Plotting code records
▼

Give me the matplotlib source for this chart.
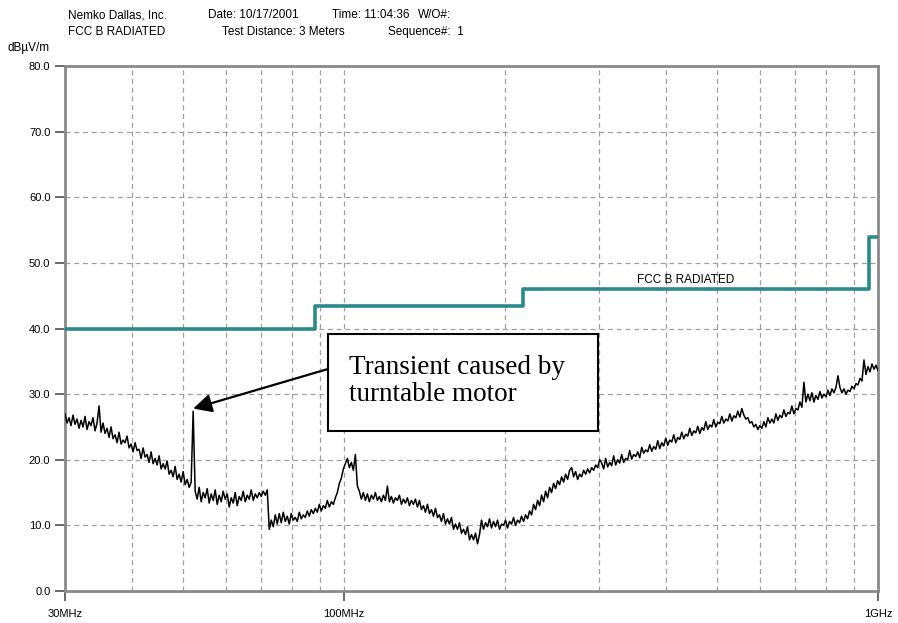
import matplotlib.pyplot as plt
import matplotlib.patches as patches
import matplotlib.ticker as ticker
import numpy as np

# Measured trace (dBuV/m), one reading per sweep point, 30 MHz -> 1 GHz log sweep
level_db = [
    27.0, 25.6, 26.4, 25.2, 26.8, 25.4, 26.2, 24.8, 26.0, 25.0,
    26.6, 24.6, 25.8, 25.2, 26.4, 24.4, 25.6, 28.2, 24.2,
    25.6, 24.0, 24.8, 23.4, 25.0, 23.2, 23.8, 22.6, 24.2, 22.4,
    23.0, 22.6, 23.6, 21.8, 22.4, 21.2, 22.6, 21.4, 21.6, 20.2,
    21.8, 20.4, 20.8, 19.6, 21.2, 19.4, 20.2, 19.2, 20.6, 18.6,
    19.4, 18.6, 19.8, 17.8, 18.4, 17.4, 19.0, 17.0, 17.8, 16.6,
    18.2, 16.2, 17.0, 15.8, 16.6,
    27.4, 15.2,
    14.0, 15.8, 13.6, 15.0, 14.2, 15.6, 13.4, 14.8, 13.8, 15.4,
    13.2, 14.6, 13.6, 15.2, 14.0, 14.8, 12.8, 14.2, 13.4, 15.0,
    13.0, 14.4, 13.8, 15.2, 13.6, 14.6, 14.0, 15.4, 13.8, 14.8,
    14.2, 15.0, 14.4, 15.2, 14.6, 15.4,
    9.4,
    10.8, 9.8, 11.6, 10.2, 11.8, 10.4, 12.0, 10.6, 11.4, 10.2,
    11.8, 10.8, 11.2, 10.6, 12.0, 11.0, 11.6, 11.2, 12.2, 11.4,
    12.4, 11.8, 12.6, 12.0, 13.2, 12.2, 13.0, 12.6, 13.8, 12.8,
    13.6, 13.2, 14.2,
    15.0, 16.4, 17.2, 18.6, 19.4, 20.2, 18.8, 19.6, 18.4, 20.8, 16.0,
    15.2, 14.0, 15.0, 13.8, 14.8, 13.6, 14.6, 14.0, 15.0, 13.8,
    14.4, 13.6, 14.6, 13.8, 16.0, 13.6, 14.4, 13.4, 14.2, 13.8,
    14.6, 13.2, 14.0, 13.4, 14.2, 13.0, 13.8, 13.2, 14.0,
    12.8, 13.8, 12.4, 13.0, 12.0, 13.2, 11.8, 12.4, 11.4, 12.6,
    11.2, 11.6, 10.6, 11.8, 10.2, 11.0, 10.2, 11.2, 9.4, 10.2,
    9.4, 10.4, 8.8, 9.4, 8.6, 9.8, 7.8, 8.6, 7.8, 8.8, 7.2,
    8.6, 10.8, 9.4, 10.4, 9.8, 11.0, 9.6, 10.6, 9.8, 10.8,
    9.4, 10.2, 10.0, 10.8, 9.6, 10.6, 10.2, 11.2, 10.0, 10.8,
    10.4, 11.4, 10.6, 11.6, 11.0,
    12.2, 11.6, 13.2, 12.4, 13.8, 13.0, 14.6, 13.6, 15.2, 14.2,
    15.8, 15.0, 16.4, 15.6, 16.8, 16.2, 17.4, 16.6, 17.8, 17.0,
    18.4, 18.8,
    17.4, 18.2, 17.0, 17.8, 17.4, 18.4, 17.8, 18.6, 18.0, 18.8,
    18.4, 19.2, 18.8, 20.0,
    19.5, 18.6, 20.2, 18.9, 19.6, 19.1, 20.6, 19.2, 20.0, 19.5,
    20.8, 19.6, 20.2, 20.0, 21.4, 20.1, 20.8, 20.5, 21.2, 20.3,
    21.9, 21.0, 21.5, 21.2, 22.3, 21.3, 22.0, 21.6, 22.9, 21.7,
    22.6, 22.1, 23.3, 22.2, 23.0, 22.7, 23.8, 22.6, 23.4, 23.1,
    24.2, 23.2, 23.9, 23.6, 24.8, 23.7, 24.4, 24.1, 25.1, 24.0,
    24.9, 24.5, 25.8, 24.6, 25.3, 25.0, 26.1, 25.0, 25.7, 25.5,
    26.6, 25.6, 26.2, 25.9, 27.0, 25.9, 26.7, 26.4, 27.4, 26.5,
    27.8,
    26.8, 26.2, 26.4, 25.6, 25.8, 25.0, 25.4, 24.6, 25.2, 24.8,
    25.8, 25.0, 26.4, 25.6, 26.2, 25.6, 27.0, 26.0, 26.8, 26.4,
    27.6, 26.6, 27.2, 27.0, 28.2, 27.0, 27.8, 27.6, 28.8, 28.0,
    31.8,
    28.8, 30.0, 29.0, 30.2, 28.8, 29.8, 29.2, 30.4, 29.4, 30.0,
    29.6, 30.6, 29.8, 30.8, 30.2, 31.0,
    32.8,
    31.0, 30.2, 30.8, 30.0, 30.6, 30.4, 31.2, 30.8, 31.6, 31.4, 32.4, 32.0,
    35.2,
    33.0, 34.2, 33.4, 34.6, 33.8, 34.4, 33.6,
]
sweep_mhz = np.geomspace(30, 1000, len(level_db))
transient_idx = 64

# FCC class B radiated limit (3 m)
limit_mhz = [30, 88, 88, 216, 216, 960, 960, 1000]
limit_db = [40, 40, 43.5, 43.5, 46, 46, 54, 54]

W, H = 898, 623
fig = plt.figure(figsize=(W / 100, H / 100), dpi=100)
ax = fig.add_axes([65 / W, (H - 591) / H, 813 / W, 525 / H])

grid_kw = dict(color='#a0a0a0', lw=0.9, ls=(0, (4, 3)), zorder=1)
for f in [40, 50, 60, 70, 80, 90, 100, 200, 300, 400, 500, 600, 700, 800, 900]:
    ax.axvline(f, **grid_kw)
for y in range(10, 80, 10):
    ax.axhline(y, **grid_kw)

ax.plot(limit_mhz, limit_db, color='#2a8a8a', lw=2.6, zorder=3)
ax.plot(sweep_mhz, level_db, color='black', lw=1.1, zorder=4)
ax.text(354, 47.4, 'FCC B RADIATED', fontsize=8.5, family='Liberation Sans',
        va='center', ha='left')

ax.set_xscale('log')
ax.set_xlim(30, 1000)
ax.set_ylim(0, 80)
ax.xaxis.set_major_locator(ticker.FixedLocator([30, 100, 1000]))
ax.xaxis.set_major_formatter(ticker.FixedFormatter(['30MHz', '100MHz', '1GHz']))
ax.xaxis.set_minor_locator(ticker.NullLocator())
ax.set_yticks(range(0, 90, 10))
ax.set_yticklabels([f'{v:.1f}' for v in range(0, 90, 10)])
ax.tick_params(axis='both', colors='#505050', labelcolor='black', labelsize=8,
               width=1.2, length=7)
ax.tick_params(axis='x', pad=6)
for lab in ax.get_xticklabels() + ax.get_yticklabels():
    lab.set_family('Liberation Sans')
for sp in ax.spines.values():
    sp.set_color('#8a8a8a')
    sp.set_linewidth(2.0)

# header
hdr = dict(fontsize=8.5, family='Liberation Sans', va='center')
fig.text(68 / W, 1 - 15 / H, 'Nemko Dallas, Inc.', **hdr)
fig.text(208 / W, 1 - 15 / H, 'Date: 10/17/2001', **hdr)
fig.text(332 / W, 1 - 15 / H, 'Time: 11:04:36', **hdr)
fig.text(418 / W, 1 - 15 / H, 'W/O#:', **hdr)
fig.text(68 / W, 1 - 32 / H, 'FCC B RADIATED', **hdr)
fig.text(222 / W, 1 - 32 / H, 'Test Distance: 3 Meters', **hdr)
fig.text(388 / W, 1 - 32 / H, 'Sequence#:  1', **hdr)
fig.text(8 / W, 1 - 48 / H, 'dBµV/m', **hdr)

# annotation box
fig.patches.append(patches.Rectangle((328 / W, 1 - 431 / H), 270 / W, 97 / H,
                                     transform=fig.transFigure, fill=True,
                                     facecolor='white', edgecolor='black',
                                     lw=1.5, zorder=5))
fig.text(349 / W, 1 - 381 / H, 'Transient caused by\nturntable motor',
         fontsize=19.5, family='Liberation Serif', va='center', ha='left',
         linespacing=1.12, zorder=6)
ax.annotate('', xy=(sweep_mhz[transient_idx], 27.8),
            xytext=(328 / W, 1 - 369 / H), textcoords='figure fraction',
            arrowprops=dict(arrowstyle='-|>', mutation_scale=28, color='black',
                            lw=1.6, shrinkA=0, shrinkB=0), zorder=6)

fig.savefig('out.png', dpi=100)
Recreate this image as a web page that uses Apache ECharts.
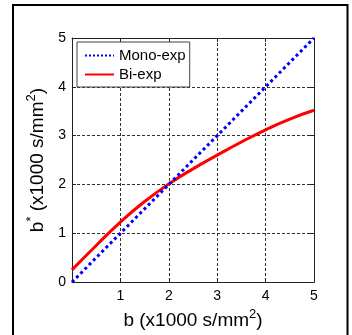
<!DOCTYPE html>
<html>
<head>
<meta charset="utf-8">
<script src="https://cdn.jsdelivr.net/npm/echarts@6/dist/echarts.min.js"></script>
<style>
html,body{margin:0;padding:0;background:#fff;}
#chart{width:352px;height:335px;}
</style>
</head>
<body>
<div id="chart"></div>
<script>
// ---- data ----
var seriesNames = ['Mono-exp', 'Bi-exp'];
var monoX = [0, 5];
var monoY = [0, 5];
var biX = [0, 0.5, 1, 1.5, 2, 2.5, 3, 3.5, 4, 4.5, 5];
var biY = [0.25, 0.75, 1.23, 1.65, 2.01, 2.32, 2.60, 2.87, 3.12, 3.34, 3.52];
var xTickLabels = ['', '1', '2', '3', '4', '5'];
var yTickLabels = ['0', '1', '2', '3', '4', '5'];

function pairs(xs, ys) { return xs.map(function (x, i) { return [x, ys[i]]; }); }

var FONT = 'Liberation Sans, Arial, sans-serif';
var chart = echarts.init(document.getElementById('chart'), null, {renderer: 'canvas'});

var gridLine = {show: true, lineStyle: {color: '#333', width: 1, type: [3, 2]}};
var axisLine = {show: true, onZero: false, lineStyle: {color: '#222', width: 1}};
var tickIn = {show: true, inside: true, length: 4, lineStyle: {color: '#222'}};
var titleRich = {
  a: {fontSize: 19, fontFamily: FONT, color: '#000', verticalAlign: 'bottom'},
  s: {fontSize: 13, fontFamily: FONT, color: '#000', verticalAlign: 'bottom', padding: [0, 0, 9, 0]}
};

chart.setOption({
  animation: false,
  backgroundColor: '#fff',
  textStyle: {fontFamily: FONT},
  graphic: [{
    type: 'rect', silent: true, z: 100,
    shape: {x: 13, y: 5, width: 334.5, height: 345},
    style: {fill: 'none', stroke: '#000', lineWidth: 2}
  }],
  grid: {left: 72, top: 38, width: 242, height: 247, containLabel: false},
  legend: {
    orient: 'vertical', left: 77, top: 42,
    padding: [6, 4, 5, 7],
    itemWidth: 29, itemHeight: 14, itemGap: 4,
    itemStyle: {opacity: 0},
    backgroundColor: '#fff', borderColor: '#444', borderWidth: 1, borderRadius: 0,
    textStyle: {fontFamily: FONT, fontSize: 15, color: '#000'},
    data: seriesNames
  },
  xAxis: [{
    type: 'value', min: 0, max: 5, interval: 1, position: 'bottom',
    axisLine: axisLine, axisTick: tickIn, splitLine: gridLine,
    axisLabel: {color: '#000', fontSize: 14, margin: 7, fontFamily: FONT,
      formatter: function (v) { return xTickLabels[Math.round(v)]; }},
    name: '{a|b (x1000 s/mm}{s|2}{a|)}', nameLocation: 'middle', nameGap: 24,
    nameTextStyle: {rich: titleRich}
  }, {
    type: 'value', min: 0, max: 5, interval: 1, position: 'top',
    axisLine: axisLine, axisTick: tickIn, splitLine: {show: false}, axisLabel: {show: false}
  }],
  yAxis: [{
    type: 'value', min: 0, max: 5, interval: 1, position: 'left',
    axisLine: axisLine, axisTick: tickIn, splitLine: gridLine,
    axisLabel: {color: '#000', fontSize: 14, margin: 6, fontFamily: FONT,
      formatter: function (v) { return yTickLabels[Math.round(v)]; }},
    name: '{a|b}{s|*}{a| (x1000 s/mm}{s|2}{a|)}', nameLocation: 'middle', nameRotate: 90, nameGap: 12,
    nameTextStyle: {rich: titleRich}
  }, {
    type: 'value', min: 0, max: 5, interval: 1, position: 'right',
    axisLine: axisLine, axisTick: tickIn, splitLine: {show: false}, axisLabel: {show: false}
  }],
  series: [{
    name: seriesNames[0], type: 'line', data: pairs(monoX, monoY),
    symbol: 'none', clip: false, z: 3,
    itemStyle: {color: '#0000ff'},
    lineStyle: {color: '#0000ff', width: 3, type: 'dotted'}
  }, {
    name: seriesNames[1], type: 'line', data: pairs(biX, biY),
    symbol: 'none', smooth: true, clip: false, z: 2,
    itemStyle: {color: '#ff0000'},
    lineStyle: {color: '#ff0000', width: 3, type: 'solid'}
  }]
});
</script>
</body>
</html>
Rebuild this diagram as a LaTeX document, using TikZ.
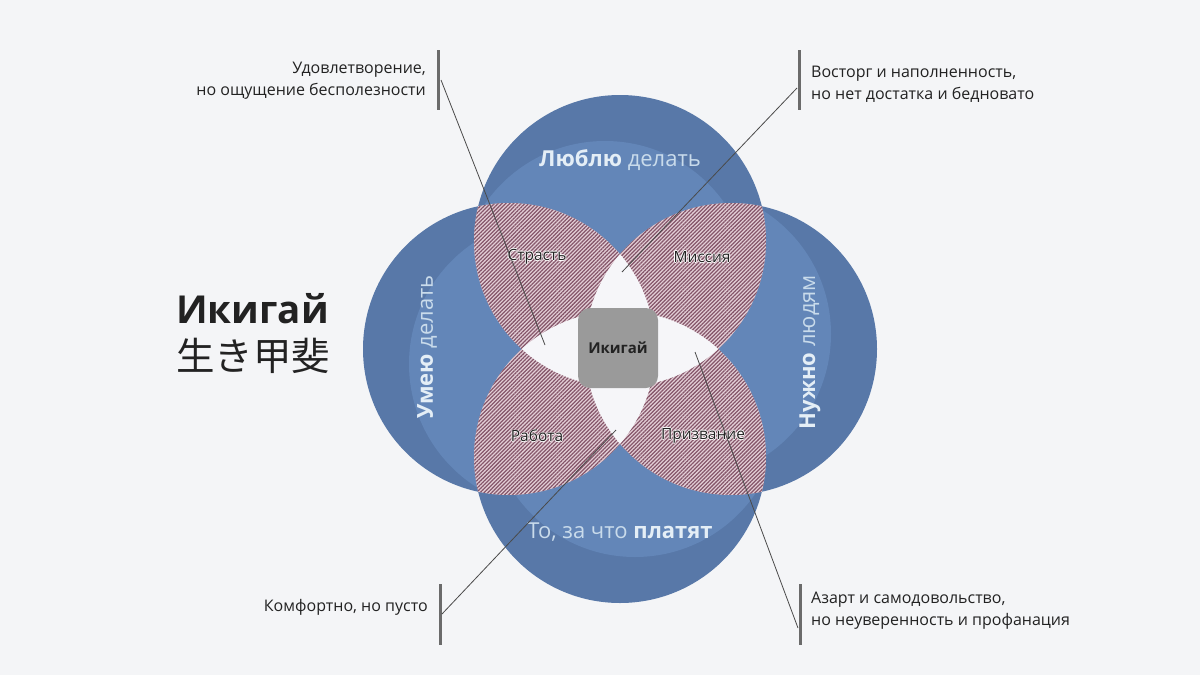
\documentclass[tikz,border=0pt]{standalone}
\usepackage{fontspec}
\setmainfont{Open Sans}
\newfontfamily\cjkfont{Noto Sans CJK JP}
\usetikzlibrary{patterns.meta}
\definecolor{bgc}{HTML}{F4F5F7}
\definecolor{bluedark}{HTML}{5878A8}
\definecolor{bluelight}{HTML}{6386B8}
\definecolor{hatchbase}{HTML}{E4CFD7}
\definecolor{hatchline}{HTML}{85566A}
\definecolor{petal}{HTML}{F6F6F9}
\definecolor{ikigray}{HTML}{9A9A9A}
\definecolor{txtdark}{HTML}{222222}
\definecolor{barc}{HTML}{6B6B6B}
\definecolor{leadc}{HTML}{4A4A4A}
\definecolor{lblbold}{HTML}{E4EEF6}
\definecolor{lblreg}{HTML}{C9DBEB}
\newcommand{\halotxt}[1]{\leavevmode\rlap{\color{white}\hspace*{-0.8pt}#1}\rlap{\color{white}\hspace*{0.8pt}#1}\rlap{\color{white}\raisebox{0.8pt}{#1}}\rlap{\color{white}\raisebox{-0.8pt}{#1}}#1}
\tikzset{
  circlbl/.style={font=\fontsize{22}{26}\selectfont, text=lblreg, inner sep=0pt},
  lenslbl/.style={font=\fontsize{15.5}{18}\selectfont, text=txtdark, inner sep=0pt},
  calltxt/.style={font=\fontsize{16}{22}\selectfont, text=txtdark, inner sep=0pt},
  barline/.style={draw=barc, line width=3pt},
  leader/.style={draw=leadc, line width=0.8pt},
  hatchfill/.style={pattern={Lines[angle=45,distance=2.7pt,line width=1.25pt]}, pattern color=hatchline}
}
\begin{document}
\begin{tikzpicture}[x=1pt,y=-1pt]
\useasboundingbox (0,0) rectangle (1200,675);
\fill[bgc] (0,0) rectangle (1200,675);
% circle centres
\coordinate (cT) at (620,241);
\coordinate (cB) at (620,457);
\coordinate (cL) at (509,349);
\coordinate (cR) at (731,349);
% base circles
\foreach \c/\s in {cT/{(605,287)}, cB/{(635,411)}, cL/{(555,364)}, cR/{(685,334)}}{
  \fill[bluedark] (\c) circle[radius=146];
  \begin{scope}
    \clip (\c) circle[radius=146];
    \fill[bluelight] \s circle[radius=146];
  \end{scope}
}
% hatched pairwise overlaps
\foreach \a/\b in {cT/cL, cT/cR, cB/cL, cB/cR}{
  \begin{scope}
    \clip (\a) circle[radius=146];
    \fill[hatchbase] (\b) circle[radius=146];
    \fill[hatchfill] (\b) circle[radius=146];
  \end{scope}
}
% white petals (three or more circles)
\begin{scope}
  \clip (cT) circle[radius=146];
  \fill[petal] (cB) circle[radius=146];
\end{scope}
\begin{scope}
  \clip (cL) circle[radius=146];
  \fill[petal] (cR) circle[radius=146];
\end{scope}
% centre square
\node[fill=ikigray, minimum width=80pt, minimum height=80pt, rounded corners=12pt,
      font=\bfseries\fontsize{15}{17}\selectfont, text=txtdark] (ikigai) at (618,348) {Икигай};
% circle labels
\node[circlbl] (love) at (620,160) {\textcolor{lblbold}{\bfseries Люблю} делать};
\node[circlbl] (paid) at (620,532) {То, за что \textcolor{lblbold}{\bfseries платят}};
\node[circlbl, rotate=90] (good) at (427,347) {\textcolor{lblbold}{\bfseries Умею} делать};
\node[circlbl, rotate=90] (need) at (810,352) {\textcolor{lblbold}{\bfseries Нужно} людям};
% lens labels
\node[lenslbl] (passion) at (537,257) {\halotxt{Страсть}};
\node[lenslbl] (mission) at (702,257) {\halotxt{Миссия}};
\node[lenslbl] (work) at (537,436) {\halotxt{Работа}};
\node[lenslbl] (vocation) at (703,436) {\halotxt{Призвание}};
% title
\node[anchor=west, inner sep=0pt, font=\bfseries\fontsize{38.5}{42}\selectfont, text=txtdark] (title) at (176,309) {Икигай};
\node[anchor=west, inner sep=0pt, font=\cjkfont\fontsize{38.5}{42}\selectfont, text=txtdark] (kanji) at (176,356) {生き甲斐};
% callouts
\node[calltxt, anchor=east, align=right] (tl) at (426,81) {Удовлетворение,\\но ощущение бесполезности};
\node[calltxt, anchor=west, align=left] (tr) at (811,84) {Восторг и наполненность,\\но нет достатка и бедновато};
\node[calltxt, anchor=east] (bl) at (428,607) {Комфортно, но пусто};
\node[calltxt, anchor=west, align=left] (br) at (811,611) {Азарт и самодовольство,\\но неуверенность и профанация};
% bars
\coordinate (tlb1) at (438,50); \coordinate (tlb2) at (438,110);
\coordinate (trb1) at (799,50); \coordinate (trb2) at (799,110);
\coordinate (blb1) at (440,584); \coordinate (blb2) at (440,645);
\coordinate (brb1) at (800,584); \coordinate (brb2) at (800,645);
\draw[barline] (tlb1) -- (tlb2);
\draw[barline] (trb1) -- (trb2);
\draw[barline] (blb1) -- (blb2);
\draw[barline] (brb1) -- (brb2);
% leader lines
\coordinate (tls) at (441,80);  \coordinate (tle) at (545,345);
\coordinate (trs) at (797,88);  \coordinate (tre) at (622,272);
\coordinate (bls) at (442,614); \coordinate (ble) at (616,430);
\coordinate (brs) at (798,628); \coordinate (bre) at (695,352);
\draw[leader] (tls) -- (tle);
\draw[leader] (trs) -- (tre);
\draw[leader] (bls) -- (ble);
\draw[leader] (brs) -- (bre);
\end{tikzpicture}
\end{document}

▲

* Written request
Repeat the listing above from its first line through the line that contains "import numpy as np", both included, and nothing more. Drop the pictures.

* Expected answer
Give me the matplotlib source for this chart.
import matplotlib.pyplot as plt
import matplotlib.patches as patches
import matplotlib.ticker as ticker
import numpy as np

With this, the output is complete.